Give back all the data exactly, line by line.

[start]

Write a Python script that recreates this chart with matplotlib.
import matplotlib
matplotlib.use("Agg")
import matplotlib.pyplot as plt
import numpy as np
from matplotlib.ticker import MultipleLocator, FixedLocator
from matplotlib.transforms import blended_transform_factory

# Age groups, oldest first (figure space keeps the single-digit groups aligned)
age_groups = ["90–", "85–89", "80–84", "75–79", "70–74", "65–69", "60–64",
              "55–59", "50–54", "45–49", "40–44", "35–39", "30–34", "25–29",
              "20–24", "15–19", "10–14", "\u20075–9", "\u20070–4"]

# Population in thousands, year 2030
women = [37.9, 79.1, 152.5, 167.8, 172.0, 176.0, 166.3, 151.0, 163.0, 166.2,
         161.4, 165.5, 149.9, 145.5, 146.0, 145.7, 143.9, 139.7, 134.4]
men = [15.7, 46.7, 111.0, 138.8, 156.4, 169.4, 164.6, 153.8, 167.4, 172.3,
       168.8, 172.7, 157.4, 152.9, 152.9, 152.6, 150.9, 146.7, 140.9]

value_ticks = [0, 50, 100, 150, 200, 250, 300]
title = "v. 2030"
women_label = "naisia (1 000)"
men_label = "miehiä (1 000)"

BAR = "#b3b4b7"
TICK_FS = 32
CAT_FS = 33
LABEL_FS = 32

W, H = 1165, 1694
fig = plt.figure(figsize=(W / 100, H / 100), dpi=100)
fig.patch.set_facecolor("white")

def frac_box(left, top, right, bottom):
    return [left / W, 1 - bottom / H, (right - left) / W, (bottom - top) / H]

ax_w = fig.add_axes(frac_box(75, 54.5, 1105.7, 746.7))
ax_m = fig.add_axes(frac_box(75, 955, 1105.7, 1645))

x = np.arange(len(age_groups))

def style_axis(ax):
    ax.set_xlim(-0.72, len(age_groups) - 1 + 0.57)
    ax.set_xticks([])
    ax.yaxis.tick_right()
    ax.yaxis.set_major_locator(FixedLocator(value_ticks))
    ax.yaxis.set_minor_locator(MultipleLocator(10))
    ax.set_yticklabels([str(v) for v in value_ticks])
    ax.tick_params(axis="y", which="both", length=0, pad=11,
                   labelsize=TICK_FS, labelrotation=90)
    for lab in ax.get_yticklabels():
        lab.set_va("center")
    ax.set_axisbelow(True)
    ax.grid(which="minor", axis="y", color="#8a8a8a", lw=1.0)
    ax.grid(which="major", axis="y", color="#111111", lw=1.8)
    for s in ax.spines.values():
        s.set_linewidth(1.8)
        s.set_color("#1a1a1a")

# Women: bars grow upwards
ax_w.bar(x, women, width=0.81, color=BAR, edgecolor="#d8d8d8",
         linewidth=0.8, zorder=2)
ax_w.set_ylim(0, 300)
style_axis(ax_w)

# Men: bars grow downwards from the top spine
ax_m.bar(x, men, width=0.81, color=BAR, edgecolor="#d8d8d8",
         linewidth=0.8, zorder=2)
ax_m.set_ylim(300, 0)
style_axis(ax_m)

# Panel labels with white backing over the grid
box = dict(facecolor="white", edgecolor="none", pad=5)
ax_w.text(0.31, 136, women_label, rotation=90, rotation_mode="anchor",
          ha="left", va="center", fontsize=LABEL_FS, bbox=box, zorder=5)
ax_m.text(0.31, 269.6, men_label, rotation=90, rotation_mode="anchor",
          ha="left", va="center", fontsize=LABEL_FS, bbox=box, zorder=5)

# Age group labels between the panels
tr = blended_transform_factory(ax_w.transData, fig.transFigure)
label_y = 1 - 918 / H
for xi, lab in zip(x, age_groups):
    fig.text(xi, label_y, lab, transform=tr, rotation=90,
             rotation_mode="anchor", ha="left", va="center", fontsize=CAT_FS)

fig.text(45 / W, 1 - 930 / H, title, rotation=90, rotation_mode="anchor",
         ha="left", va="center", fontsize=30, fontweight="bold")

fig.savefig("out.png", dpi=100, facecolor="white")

[end]

CORRECT OUTPUT ->
Write a Python script that recreates this chart with matplotlib.
import matplotlib
matplotlib.use("Agg")
import matplotlib.pyplot as plt
import numpy as np
from matplotlib.ticker import MultipleLocator, FixedLocator
from matplotlib.transforms import blended_transform_factory

# Age groups, oldest first (figure space keeps the single-digit groups aligned)
age_groups = ["90–", "85–89", "80–84", "75–79", "70–74", "65–69", "60–64",
              "55–59", "50–54", "45–49", "40–44", "35–39", "30–34", "25–29",
              "20–24", "15–19", "10–14", "\u20075–9", "\u20070–4"]

# Population in thousands, year 2030
women = [37.9, 79.1, 152.5, 167.8, 172.0, 176.0, 166.3, 151.0, 163.0, 166.2,
         161.4, 165.5, 149.9, 145.5, 146.0, 145.7, 143.9, 139.7, 134.4]
men = [15.7, 46.7, 111.0, 138.8, 156.4, 169.4, 164.6, 153.8, 167.4, 172.3,
       168.8, 172.7, 157.4, 152.9, 152.9, 152.6, 150.9, 146.7, 140.9]

value_ticks = [0, 50, 100, 150, 200, 250, 300]
title = "v. 2030"
women_label = "naisia (1 000)"
men_label = "miehiä (1 000)"

BAR = "#b3b4b7"
TICK_FS = 32
CAT_FS = 33
LABEL_FS = 32

W, H = 1165, 1694
fig = plt.figure(figsize=(W / 100, H / 100), dpi=100)
fig.patch.set_facecolor("white")

def frac_box(left, top, right, bottom):
    return [left / W, 1 - bottom / H, (right - left) / W, (bottom - top) / H]

ax_w = fig.add_axes(frac_box(75, 54.5, 1105.7, 746.7))
ax_m = fig.add_axes(frac_box(75, 955, 1105.7, 1645))

x = np.arange(len(age_groups))

def style_axis(ax):
    ax.set_xlim(-0.72, len(age_groups) - 1 + 0.57)
    ax.set_xticks([])
    ax.yaxis.tick_right()
    ax.yaxis.set_major_locator(FixedLocator(value_ticks))
    ax.yaxis.set_minor_locator(MultipleLocator(10))
    ax.set_yticklabels([str(v) for v in value_ticks])
    ax.tick_params(axis="y", which="both", length=0, pad=11,
                   labelsize=TICK_FS, labelrotation=90)
    for lab in ax.get_yticklabels():
        lab.set_va("center")
    ax.set_axisbelow(True)
    ax.grid(which="minor", axis="y", color="#8a8a8a", lw=1.0)
    ax.grid(which="major", axis="y", color="#111111", lw=1.8)
    for s in ax.spines.values():
        s.set_linewidth(1.8)
        s.set_color("#1a1a1a")

# Women: bars grow upwards
ax_w.bar(x, women, width=0.81, color=BAR, edgecolor="#d8d8d8",
         linewidth=0.8, zorder=2)
ax_w.set_ylim(0, 300)
style_axis(ax_w)

# Men: bars grow downwards from the top spine
ax_m.bar(x, men, width=0.81, color=BAR, edgecolor="#d8d8d8",
         linewidth=0.8, zorder=2)
ax_m.set_ylim(300, 0)
style_axis(ax_m)

# Panel labels with white backing over the grid
box = dict(facecolor="white", edgecolor="none", pad=5)
ax_w.text(0.31, 136, women_label, rotation=90, rotation_mode="anchor",
          ha="left", va="center", fontsize=LABEL_FS, bbox=box, zorder=5)
ax_m.text(0.31, 269.6, men_label, rotation=90, rotation_mode="anchor",
          ha="left", va="center", fontsize=LABEL_FS, bbox=box, zorder=5)

# Age group labels between the panels
tr = blended_transform_factory(ax_w.transData, fig.transFigure)
label_y = 1 - 918 / H
for xi, lab in zip(x, age_groups):
    fig.text(xi, label_y, lab, transform=tr, rotation=90,
             rotation_mode="anchor", ha="left", va="center", fontsize=CAT_FS)

fig.text(45 / W, 1 - 930 / H, title, rotation=90, rotation_mode="anchor",
         ha="left", va="center", fontsize=30, fontweight="bold")

fig.savefig("out.png", dpi=100, facecolor="white")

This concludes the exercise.